## begin

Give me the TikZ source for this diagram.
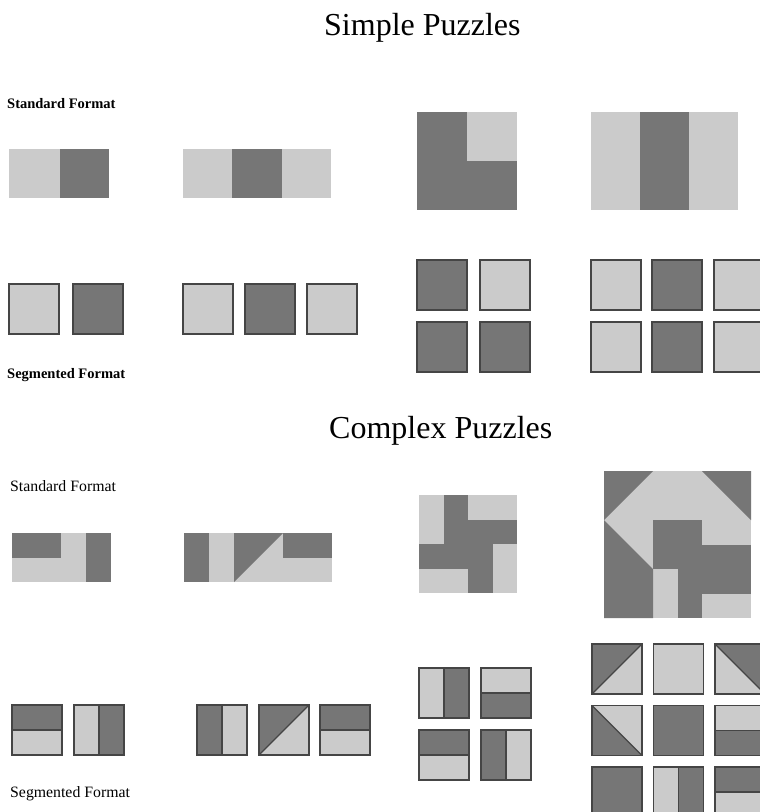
\documentclass[tikz,border=0pt]{standalone}
\usepackage{fontspec}
\setmainfont{Liberation Serif}
\definecolor{lightg}{HTML}{CBCBCB}
\definecolor{darkg}{HTML}{767676}
\definecolor{borderg}{HTML}{454545}
\tikzset{
  lt/.style={fill=lightg},
  dk/.style={fill=darkg},
  seg/.style={draw=borderg, line width=1.2pt, line join=miter},
  title/.style={anchor=base west, inner sep=0pt, font=\fontsize{32}{36}\selectfont},
  blabel/.style={anchor=base west, inner sep=0pt, font=\bfseries\fontsize{14.5}{17}\selectfont},
  rlabel/.style={anchor=base west, inner sep=0pt, font=\fontsize{15.8}{18}\selectfont},
}
% segmented 50x50 tiles, drawn in local coordinates
\newcommand\Tfull[3]{\begin{scope}[shift={(#1,#2)}]\filldraw[seg,#3] (0,0) rectangle (50,50);\end{scope}}
\newcommand\Thor[4]{\begin{scope}[shift={(#1,#2)}]
  \fill[#3] (0,0) rectangle (50,25); \fill[#4] (0,25) rectangle (50,50);
  \draw[seg] (0,25) -- (50,25); \draw[seg] (0,0) rectangle (50,50);\end{scope}}
\newcommand\Tver[4]{\begin{scope}[shift={(#1,#2)}]
  \fill[#3] (0,0) rectangle (25,50); \fill[#4] (25,0) rectangle (50,50);
  \draw[seg] (25,0) -- (25,50); \draw[seg] (0,0) rectangle (50,50);\end{scope}}
% triangle tiles: A = dark upper-left (diag BL-TR); B = dark upper-right (diag TL-BR); C = dark lower-left (diag TL-BR)
\newcommand\TtriA[2]{\begin{scope}[shift={(#1,#2)}]
  \fill[lt] (0,0) rectangle (50,50); \fill[dk] (0,0) -- (50,0) -- (0,50) -- cycle;
  \draw[seg] (0,50) -- (50,0); \draw[seg] (0,0) rectangle (50,50);\end{scope}}
\newcommand\TtriB[2]{\begin{scope}[shift={(#1,#2)}]
  \fill[lt] (0,0) rectangle (50,50); \fill[dk] (0,0) -- (50,0) -- (50,50) -- cycle;
  \draw[seg] (0,0) -- (50,50); \draw[seg] (0,0) rectangle (50,50);\end{scope}}
\newcommand\TtriC[2]{\begin{scope}[shift={(#1,#2)}]
  \fill[lt] (0,0) rectangle (50,50); \fill[dk] (0,0) -- (0,50) -- (50,50) -- cycle;
  \draw[seg] (0,0) -- (50,50); \draw[seg] (0,0) rectangle (50,50);\end{scope}}
\begin{document}
\begin{tikzpicture}[x=1pt,y=-1pt]
\useasboundingbox (0,0) rectangle (760,812);
\clip (0,0) rectangle (760,812);
\fill[white] (0,0) rectangle (760,812);

% ---------- titles and labels ----------
\node[title] (simple) at (324,35) {Simple Puzzles};
\node[title] (complex) at (329,438) {Complex Puzzles};
\node[blabel] (sstd) at (7,108) {Standard Format};
\node[blabel] (sseg) at (7,378) {Segmented Format};
\node[rlabel] (cstd) at (10,491) {Standard Format};
\node[rlabel] (cseg) at (10,797) {Segmented Format};

% ---------- simple, standard ----------
\fill[lt] (9,149) rectangle (60,198);
\fill[dk] (60,149) rectangle (109,198);

\fill[lt] (183,149) rectangle (232,198);
\fill[dk] (232,149) rectangle (282,198);
\fill[lt] (282,149) rectangle (331,198);

\fill[dk] (417,112) rectangle (517,210);
\fill[lt] (467,112) rectangle (517,161);

\fill[lt] (591,112) rectangle (640,210);
\fill[dk] (640,112) rectangle (689,210);
\fill[lt] (689,112) rectangle (738,210);

% ---------- simple, segmented ----------
\Tfull{9}{284}{lt}
\Tfull{73}{284}{dk}

\Tfull{183}{284}{lt}
\Tfull{245}{284}{dk}
\Tfull{307}{284}{lt}

\Tfull{417}{260}{dk}
\Tfull{480}{260}{lt}
\Tfull{417}{322}{dk}
\Tfull{480}{322}{dk}

\Tfull{591}{260}{lt}
\Tfull{652}{260}{dk}
\Tfull{714}{260}{lt}
\Tfull{591}{322}{lt}
\Tfull{652}{322}{dk}
\Tfull{714}{322}{lt}

% ---------- complex, standard ----------
\fill[lt] (12,533) rectangle (111,582);
\fill[dk] (12,533) rectangle (61,557.5);
\fill[dk] (86,533) rectangle (111,582);

\fill[dk] (184,533) rectangle (209,582);
\fill[lt] (209,533) rectangle (332,582);
\fill[dk] (234,533) -- (283,533) -- (234,582) -- cycle;
\fill[dk] (283,533) rectangle (332,557.5);

\begin{scope}[shift={(419,495)}, x=24.5pt, y=-24.5pt]
  \fill[lt] (0,0) rectangle (4,4);
  \fill[dk] (1,0) rectangle (2,1);
  \fill[dk] (1,1) rectangle (4,2);
  \fill[dk] (0,2) rectangle (3,3);
  \fill[dk] (2,3) rectangle (3,4);
\end{scope}

\begin{scope}[shift={(604,471)}, x=24.5pt, y=-24.5pt]
  \fill[lt] (0,0) rectangle (6,6);
  \fill[dk] (0,0) -- (2,0) -- (0,2) -- cycle;
  \fill[dk] (4,0) -- (6,0) -- (6,2) -- cycle;
  \fill[dk] (0,2) -- (2,4) -- (2,6) -- (0,6) -- cycle;
  \fill[dk] (2,2) rectangle (4,4);
  \fill[dk] (4,3) rectangle (6,5);
  \fill[dk] (3,4) rectangle (4,6);
\end{scope}

% ---------- complex, segmented ----------
\Thor{12}{705}{dk}{lt}
\Tver{74}{705}{lt}{dk}

\Tver{197}{705}{dk}{lt}
\TtriA{259}{705}
\Thor{320}{705}{dk}{lt}

\Tver{419}{668}{lt}{dk}
\Thor{481}{668}{lt}{dk}
\Thor{419}{730}{dk}{lt}
\Tver{481}{730}{dk}{lt}

\TtriA{592}{644}
\Tfull{653.5}{644}{lt}
\TtriB{715}{644}
\TtriC{592}{705.5}
\Tfull{653.5}{705.5}{dk}
\Thor{715}{705.5}{lt}{dk}
\Tfull{592}{767}{dk}
\Tver{653.5}{767}{lt}{dk}
\Thor{715}{767}{dk}{lt}
\end{tikzpicture}
\end{document}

## end

THE EXERCISE → Take the listing above and print it exactly, apart from the pictures.

ANSWER FOR THIS EXERCISE →
Give me the TikZ source for this diagram.
\documentclass[tikz,border=0pt]{standalone}
\usepackage{fontspec}
\setmainfont{Liberation Serif}
\definecolor{lightg}{HTML}{CBCBCB}
\definecolor{darkg}{HTML}{767676}
\definecolor{borderg}{HTML}{454545}
\tikzset{
  lt/.style={fill=lightg},
  dk/.style={fill=darkg},
  seg/.style={draw=borderg, line width=1.2pt, line join=miter},
  title/.style={anchor=base west, inner sep=0pt, font=\fontsize{32}{36}\selectfont},
  blabel/.style={anchor=base west, inner sep=0pt, font=\bfseries\fontsize{14.5}{17}\selectfont},
  rlabel/.style={anchor=base west, inner sep=0pt, font=\fontsize{15.8}{18}\selectfont},
}
% segmented 50x50 tiles, drawn in local coordinates
\newcommand\Tfull[3]{\begin{scope}[shift={(#1,#2)}]\filldraw[seg,#3] (0,0) rectangle (50,50);\end{scope}}
\newcommand\Thor[4]{\begin{scope}[shift={(#1,#2)}]
  \fill[#3] (0,0) rectangle (50,25); \fill[#4] (0,25) rectangle (50,50);
  \draw[seg] (0,25) -- (50,25); \draw[seg] (0,0) rectangle (50,50);\end{scope}}
\newcommand\Tver[4]{\begin{scope}[shift={(#1,#2)}]
  \fill[#3] (0,0) rectangle (25,50); \fill[#4] (25,0) rectangle (50,50);
  \draw[seg] (25,0) -- (25,50); \draw[seg] (0,0) rectangle (50,50);\end{scope}}
% triangle tiles: A = dark upper-left (diag BL-TR); B = dark upper-right (diag TL-BR); C = dark lower-left (diag TL-BR)
\newcommand\TtriA[2]{\begin{scope}[shift={(#1,#2)}]
  \fill[lt] (0,0) rectangle (50,50); \fill[dk] (0,0) -- (50,0) -- (0,50) -- cycle;
  \draw[seg] (0,50) -- (50,0); \draw[seg] (0,0) rectangle (50,50);\end{scope}}
\newcommand\TtriB[2]{\begin{scope}[shift={(#1,#2)}]
  \fill[lt] (0,0) rectangle (50,50); \fill[dk] (0,0) -- (50,0) -- (50,50) -- cycle;
  \draw[seg] (0,0) -- (50,50); \draw[seg] (0,0) rectangle (50,50);\end{scope}}
\newcommand\TtriC[2]{\begin{scope}[shift={(#1,#2)}]
  \fill[lt] (0,0) rectangle (50,50); \fill[dk] (0,0) -- (0,50) -- (50,50) -- cycle;
  \draw[seg] (0,0) -- (50,50); \draw[seg] (0,0) rectangle (50,50);\end{scope}}
\begin{document}
\begin{tikzpicture}[x=1pt,y=-1pt]
\useasboundingbox (0,0) rectangle (760,812);
\clip (0,0) rectangle (760,812);
\fill[white] (0,0) rectangle (760,812);

% ---------- titles and labels ----------
\node[title] (simple) at (324,35) {Simple Puzzles};
\node[title] (complex) at (329,438) {Complex Puzzles};
\node[blabel] (sstd) at (7,108) {Standard Format};
\node[blabel] (sseg) at (7,378) {Segmented Format};
\node[rlabel] (cstd) at (10,491) {Standard Format};
\node[rlabel] (cseg) at (10,797) {Segmented Format};

% ---------- simple, standard ----------
\fill[lt] (9,149) rectangle (60,198);
\fill[dk] (60,149) rectangle (109,198);

\fill[lt] (183,149) rectangle (232,198);
\fill[dk] (232,149) rectangle (282,198);
\fill[lt] (282,149) rectangle (331,198);

\fill[dk] (417,112) rectangle (517,210);
\fill[lt] (467,112) rectangle (517,161);

\fill[lt] (591,112) rectangle (640,210);
\fill[dk] (640,112) rectangle (689,210);
\fill[lt] (689,112) rectangle (738,210);

% ---------- simple, segmented ----------
\Tfull{9}{284}{lt}
\Tfull{73}{284}{dk}

\Tfull{183}{284}{lt}
\Tfull{245}{284}{dk}
\Tfull{307}{284}{lt}

\Tfull{417}{260}{dk}
\Tfull{480}{260}{lt}
\Tfull{417}{322}{dk}
\Tfull{480}{322}{dk}

\Tfull{591}{260}{lt}
\Tfull{652}{260}{dk}
\Tfull{714}{260}{lt}
\Tfull{591}{322}{lt}
\Tfull{652}{322}{dk}
\Tfull{714}{322}{lt}

% ---------- complex, standard ----------
\fill[lt] (12,533) rectangle (111,582);
\fill[dk] (12,533) rectangle (61,557.5);
\fill[dk] (86,533) rectangle (111,582);

\fill[dk] (184,533) rectangle (209,582);
\fill[lt] (209,533) rectangle (332,582);
\fill[dk] (234,533) -- (283,533) -- (234,582) -- cycle;
\fill[dk] (283,533) rectangle (332,557.5);

\begin{scope}[shift={(419,495)}, x=24.5pt, y=-24.5pt]
  \fill[lt] (0,0) rectangle (4,4);
  \fill[dk] (1,0) rectangle (2,1);
  \fill[dk] (1,1) rectangle (4,2);
  \fill[dk] (0,2) rectangle (3,3);
  \fill[dk] (2,3) rectangle (3,4);
\end{scope}

\begin{scope}[shift={(604,471)}, x=24.5pt, y=-24.5pt]
  \fill[lt] (0,0) rectangle (6,6);
  \fill[dk] (0,0) -- (2,0) -- (0,2) -- cycle;
  \fill[dk] (4,0) -- (6,0) -- (6,2) -- cycle;
  \fill[dk] (0,2) -- (2,4) -- (2,6) -- (0,6) -- cycle;
  \fill[dk] (2,2) rectangle (4,4);
  \fill[dk] (4,3) rectangle (6,5);
  \fill[dk] (3,4) rectangle (4,6);
\end{scope}

% ---------- complex, segmented ----------
\Thor{12}{705}{dk}{lt}
\Tver{74}{705}{lt}{dk}

\Tver{197}{705}{dk}{lt}
\TtriA{259}{705}
\Thor{320}{705}{dk}{lt}

\Tver{419}{668}{lt}{dk}
\Thor{481}{668}{lt}{dk}
\Thor{419}{730}{dk}{lt}
\Tver{481}{730}{dk}{lt}

\TtriA{592}{644}
\Tfull{653.5}{644}{lt}
\TtriB{715}{644}
\TtriC{592}{705.5}
\Tfull{653.5}{705.5}{dk}
\Thor{715}{705.5}{lt}{dk}
\Tfull{592}{767}{dk}
\Tver{653.5}{767}{lt}{dk}
\Thor{715}{767}{dk}{lt}
\end{tikzpicture}
\end{document}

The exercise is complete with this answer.